Un Premier ministre nommé
À Abuja, la Cedeao a toutefois réaffirmé son espoir d’une résolution par la voie diplomatique : le président du Nigeria, Bola Tinubu, qui assure la présidence tournante de la Cedeao, a dit espérer « parvenir à une résolution pacifique », un recours à la force n’étant envisagé qu’en « dernier ressort ».
Les décisions de la Cedeao ont reçu le « plein soutien » de la France, ainsi que des États-Unis. Ces deux pays avaient fait du Niger un pivot de leur dispositif dans la lutte contre les djihadistes armés qui sèment la mort dans un Sahel déstabilisé.
La menace d’intervention avait été brandie une première fois le 30 juillet par les dirigeants ouest-africains qui avaient lancé un ultimatum de sept jours aux militaires de Niamey pour rétablir le président Bazoum, sous peine d’utiliser «la force », non suivi d’effet. Depuis, les nouveaux maîtres du Niger se sont montrés intransigeants en ayant refusé mardi d’accueillir une délégation conjointe de la Cedeao, de l’Union africaine (UA) et de l’ONU.
Juste avant le sommet d’Abuja, ils ont également annoncé la formation d’un nouveau gouvernement, dirigé par un Premier ministre civil, qui s’est pour la première fois réuni vendredi.
De nombreux pays favorables à la junte
Tous les pays d’Afrique de l’Ouest ne sont pas hostiles au nouveau pouvoir nigérien : le Mali et le Burkina Faso voisins, eux aussi dirigés par des militaires, ont affiché leur solidarité avec Niamey. Selon un conseiller de la présidence malienne sous couvert d’anonymat, l’un des hommes forts de la junte nigérienne, le général Salifou Mody, nouveau ministre de la Défense, a effectué une courte visite au Mali vendredi.

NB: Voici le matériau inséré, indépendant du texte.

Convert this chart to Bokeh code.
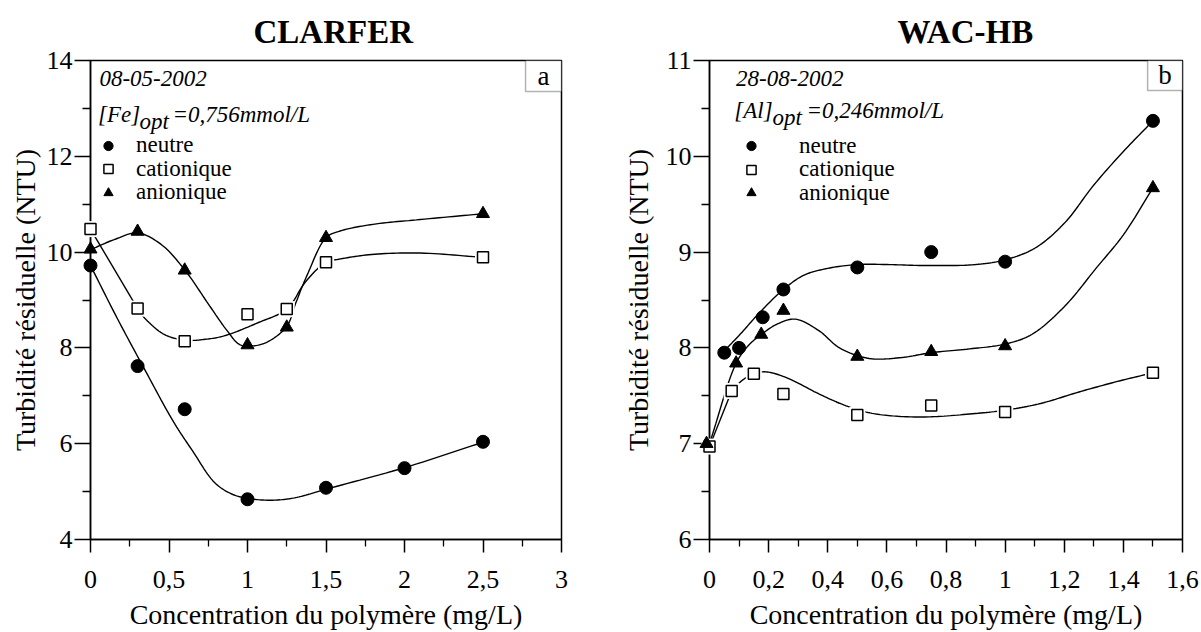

Le même jour, le Cap-Vert, membre de la Cedeao, a également déclaré s’opposer à une intervention militaire de l’organisation. «Nous devons tous œuvrer pour le rétablissement de l’ordre constitutionnel au Niger, mais en aucun cas par une intervention militaire ou un conflit armé en ce moment », a déclaré le président de ce pays, José Maria Neves.
Et la Russie, qui tire profit dans la région des sentiments de plus en plus marqués contre la France, s’est à nouveau prononcée vendredi contre toute intervention armée au Niger, qui « pourrait conduire à une confrontation prolongée dans ce pays africain ainsi qu’à une forte déstabilisation de la situation dans l’ensemble de la région du Sahara et du Sahel ».

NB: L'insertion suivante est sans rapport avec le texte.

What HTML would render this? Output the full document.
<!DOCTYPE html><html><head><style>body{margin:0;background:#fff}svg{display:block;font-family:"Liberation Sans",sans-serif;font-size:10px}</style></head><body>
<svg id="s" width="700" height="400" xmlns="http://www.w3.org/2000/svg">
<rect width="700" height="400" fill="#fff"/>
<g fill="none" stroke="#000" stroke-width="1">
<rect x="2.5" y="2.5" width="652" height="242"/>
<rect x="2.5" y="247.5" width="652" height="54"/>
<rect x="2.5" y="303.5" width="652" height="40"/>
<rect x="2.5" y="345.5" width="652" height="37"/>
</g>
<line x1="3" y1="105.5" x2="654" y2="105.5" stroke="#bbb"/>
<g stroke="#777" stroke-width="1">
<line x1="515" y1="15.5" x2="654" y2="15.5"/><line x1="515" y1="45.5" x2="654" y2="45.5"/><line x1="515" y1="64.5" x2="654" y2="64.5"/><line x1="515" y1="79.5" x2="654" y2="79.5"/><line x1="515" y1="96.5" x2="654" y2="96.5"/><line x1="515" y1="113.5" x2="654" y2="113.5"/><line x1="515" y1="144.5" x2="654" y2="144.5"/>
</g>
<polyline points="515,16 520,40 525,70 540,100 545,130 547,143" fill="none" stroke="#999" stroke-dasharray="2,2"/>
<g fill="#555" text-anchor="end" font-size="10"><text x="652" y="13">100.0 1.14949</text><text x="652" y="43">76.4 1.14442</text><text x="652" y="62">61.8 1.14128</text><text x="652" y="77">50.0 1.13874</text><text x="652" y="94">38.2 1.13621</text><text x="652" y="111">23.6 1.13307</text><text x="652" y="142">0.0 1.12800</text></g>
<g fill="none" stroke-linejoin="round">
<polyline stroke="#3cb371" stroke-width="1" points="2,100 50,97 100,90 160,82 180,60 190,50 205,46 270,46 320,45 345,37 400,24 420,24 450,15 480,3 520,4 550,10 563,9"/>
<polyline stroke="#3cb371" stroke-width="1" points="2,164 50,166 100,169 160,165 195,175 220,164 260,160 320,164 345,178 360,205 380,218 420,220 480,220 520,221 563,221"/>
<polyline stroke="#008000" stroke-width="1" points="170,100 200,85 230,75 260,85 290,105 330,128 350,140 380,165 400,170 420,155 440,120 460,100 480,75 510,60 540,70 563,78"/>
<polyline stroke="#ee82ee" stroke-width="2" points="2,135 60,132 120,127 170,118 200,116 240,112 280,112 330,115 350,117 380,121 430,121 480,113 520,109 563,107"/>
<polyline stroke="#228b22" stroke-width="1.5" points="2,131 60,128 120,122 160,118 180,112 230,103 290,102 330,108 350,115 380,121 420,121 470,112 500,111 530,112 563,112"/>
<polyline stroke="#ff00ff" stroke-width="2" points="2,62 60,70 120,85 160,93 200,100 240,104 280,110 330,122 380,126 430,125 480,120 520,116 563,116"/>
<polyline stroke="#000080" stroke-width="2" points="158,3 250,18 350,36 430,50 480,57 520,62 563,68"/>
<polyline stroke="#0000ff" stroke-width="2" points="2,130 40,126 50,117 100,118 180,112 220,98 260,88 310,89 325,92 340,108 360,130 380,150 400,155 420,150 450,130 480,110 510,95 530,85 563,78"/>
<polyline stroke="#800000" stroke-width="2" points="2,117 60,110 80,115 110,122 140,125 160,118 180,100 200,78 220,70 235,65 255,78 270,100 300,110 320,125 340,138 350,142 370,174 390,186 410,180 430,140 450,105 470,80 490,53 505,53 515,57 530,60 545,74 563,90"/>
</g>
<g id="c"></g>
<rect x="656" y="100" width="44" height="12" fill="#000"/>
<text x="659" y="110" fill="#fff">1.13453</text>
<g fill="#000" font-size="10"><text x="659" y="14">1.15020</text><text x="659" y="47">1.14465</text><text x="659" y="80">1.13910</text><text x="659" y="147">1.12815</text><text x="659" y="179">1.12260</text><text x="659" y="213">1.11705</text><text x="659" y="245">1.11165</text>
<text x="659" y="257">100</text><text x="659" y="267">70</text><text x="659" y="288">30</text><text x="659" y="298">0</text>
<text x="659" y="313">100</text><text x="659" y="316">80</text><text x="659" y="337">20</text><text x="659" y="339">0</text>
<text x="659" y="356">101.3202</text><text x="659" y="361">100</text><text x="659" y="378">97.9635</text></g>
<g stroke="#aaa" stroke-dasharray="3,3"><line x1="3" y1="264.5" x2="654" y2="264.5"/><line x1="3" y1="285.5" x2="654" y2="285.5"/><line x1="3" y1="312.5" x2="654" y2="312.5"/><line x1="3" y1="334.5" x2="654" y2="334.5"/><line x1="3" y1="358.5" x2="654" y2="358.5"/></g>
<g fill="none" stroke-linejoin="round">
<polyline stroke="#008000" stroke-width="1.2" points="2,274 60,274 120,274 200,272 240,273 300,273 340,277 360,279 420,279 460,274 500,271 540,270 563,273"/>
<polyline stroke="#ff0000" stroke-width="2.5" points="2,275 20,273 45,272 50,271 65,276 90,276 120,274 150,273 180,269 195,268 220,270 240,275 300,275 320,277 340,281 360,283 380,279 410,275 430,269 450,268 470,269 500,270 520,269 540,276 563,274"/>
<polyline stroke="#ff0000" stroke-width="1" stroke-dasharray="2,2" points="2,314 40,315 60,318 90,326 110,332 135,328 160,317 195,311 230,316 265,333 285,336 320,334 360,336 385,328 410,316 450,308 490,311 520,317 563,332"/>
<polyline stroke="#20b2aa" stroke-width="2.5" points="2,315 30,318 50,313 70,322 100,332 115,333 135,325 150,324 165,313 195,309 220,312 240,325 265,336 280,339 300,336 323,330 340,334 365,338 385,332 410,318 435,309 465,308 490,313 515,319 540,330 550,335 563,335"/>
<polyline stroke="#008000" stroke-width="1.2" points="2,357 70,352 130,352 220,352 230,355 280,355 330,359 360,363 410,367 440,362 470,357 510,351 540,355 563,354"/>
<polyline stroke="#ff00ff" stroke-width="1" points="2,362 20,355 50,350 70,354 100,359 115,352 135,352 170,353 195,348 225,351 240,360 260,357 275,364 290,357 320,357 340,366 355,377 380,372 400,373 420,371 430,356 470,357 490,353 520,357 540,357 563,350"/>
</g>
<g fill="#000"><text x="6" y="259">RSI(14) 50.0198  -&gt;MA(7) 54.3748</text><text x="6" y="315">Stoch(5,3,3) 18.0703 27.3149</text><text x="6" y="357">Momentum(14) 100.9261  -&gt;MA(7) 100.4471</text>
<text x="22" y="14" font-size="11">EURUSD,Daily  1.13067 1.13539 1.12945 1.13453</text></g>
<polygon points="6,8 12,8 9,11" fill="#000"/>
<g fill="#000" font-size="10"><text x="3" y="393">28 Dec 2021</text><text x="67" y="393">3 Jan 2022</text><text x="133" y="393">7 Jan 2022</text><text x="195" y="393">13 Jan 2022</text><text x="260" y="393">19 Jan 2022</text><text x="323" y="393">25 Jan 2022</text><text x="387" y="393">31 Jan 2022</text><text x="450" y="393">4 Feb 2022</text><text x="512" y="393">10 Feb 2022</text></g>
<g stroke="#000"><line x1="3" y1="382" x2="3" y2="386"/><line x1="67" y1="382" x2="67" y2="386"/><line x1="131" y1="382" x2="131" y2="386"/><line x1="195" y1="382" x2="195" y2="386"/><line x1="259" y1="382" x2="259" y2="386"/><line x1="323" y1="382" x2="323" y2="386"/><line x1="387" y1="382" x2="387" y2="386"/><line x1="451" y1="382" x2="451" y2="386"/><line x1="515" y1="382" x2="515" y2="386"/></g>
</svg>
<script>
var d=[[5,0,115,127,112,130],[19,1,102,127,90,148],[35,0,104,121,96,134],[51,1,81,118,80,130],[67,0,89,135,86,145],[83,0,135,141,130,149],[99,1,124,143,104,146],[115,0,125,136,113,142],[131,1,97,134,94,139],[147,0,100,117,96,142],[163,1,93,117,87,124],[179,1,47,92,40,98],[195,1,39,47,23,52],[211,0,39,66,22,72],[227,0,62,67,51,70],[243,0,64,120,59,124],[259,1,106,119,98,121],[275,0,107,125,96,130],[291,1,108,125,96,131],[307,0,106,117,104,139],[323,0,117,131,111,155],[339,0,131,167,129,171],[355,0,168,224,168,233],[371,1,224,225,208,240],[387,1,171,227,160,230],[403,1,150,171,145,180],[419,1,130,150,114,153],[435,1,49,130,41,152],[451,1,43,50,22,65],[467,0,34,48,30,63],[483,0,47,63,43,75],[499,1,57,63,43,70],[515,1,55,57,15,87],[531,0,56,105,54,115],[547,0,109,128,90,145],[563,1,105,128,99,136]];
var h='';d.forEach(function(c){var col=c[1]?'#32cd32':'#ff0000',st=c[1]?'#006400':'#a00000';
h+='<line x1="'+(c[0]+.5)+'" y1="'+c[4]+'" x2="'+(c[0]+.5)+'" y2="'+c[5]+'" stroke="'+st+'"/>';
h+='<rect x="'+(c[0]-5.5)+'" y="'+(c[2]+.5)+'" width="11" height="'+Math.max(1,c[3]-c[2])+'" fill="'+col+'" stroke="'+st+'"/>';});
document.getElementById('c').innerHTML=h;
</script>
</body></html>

La France derrière la Cedeao
Bien avant la réunion, finalement avortée des chefs d’état-major de la Cédéao, la France a exprimé, jeudi 10 août, son soutien à la Communauté régionale.

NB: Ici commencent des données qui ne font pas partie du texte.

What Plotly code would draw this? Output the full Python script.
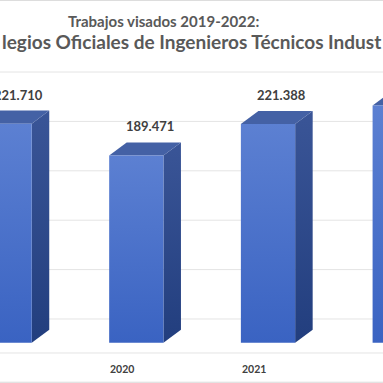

Paris soutient «l’ensemble des conclusions adoptées à l’occasion du sommet extraordinaire » de la Cedeao à Abuja, y compris la décision d’activer le déploiement d’une «force en attente», a signifié le ministère français des Affaires étrangères.
Paris a toujours estimé qu’une option militaire devait rester sur la table depuis le coup d’État survenu le 26 juillet. La ministre des Affaires étrangères, Catherine Colonna, a martelé qu’il s’agissait du coup d’État «de trop» dans la région et fait valoir que le rétablissement de l’ordre constitutionnel était crucial pour ce pays et ses voisins aux prises avec les mouvements djihadistes et l’influence russe du groupe Wagner.
Le soutien des partenaires européens et américain pourrait-il aller jusqu’à un appui à une opération militaire ? Selon des responsables occidentaux, aucune demande de la Cedeao n’a été à ce stade formulée.
La France compte 1.500 militaires à Niamey, engagés dans la lutte anti-djihadiste sous commandement nigérien tandis que les États-Unis disposent d’une force d’un millier d’hommes. Le président français Emmanuel Macron, en vacances au fort de Brégançon dans le sud de la France, a fait un point, jeudi soir, à l’issue du sommet de la Cedeao avec ses «ministres, ses équipes » et l’ambassadeur de France à Niamey, a indiqué l’Élysée.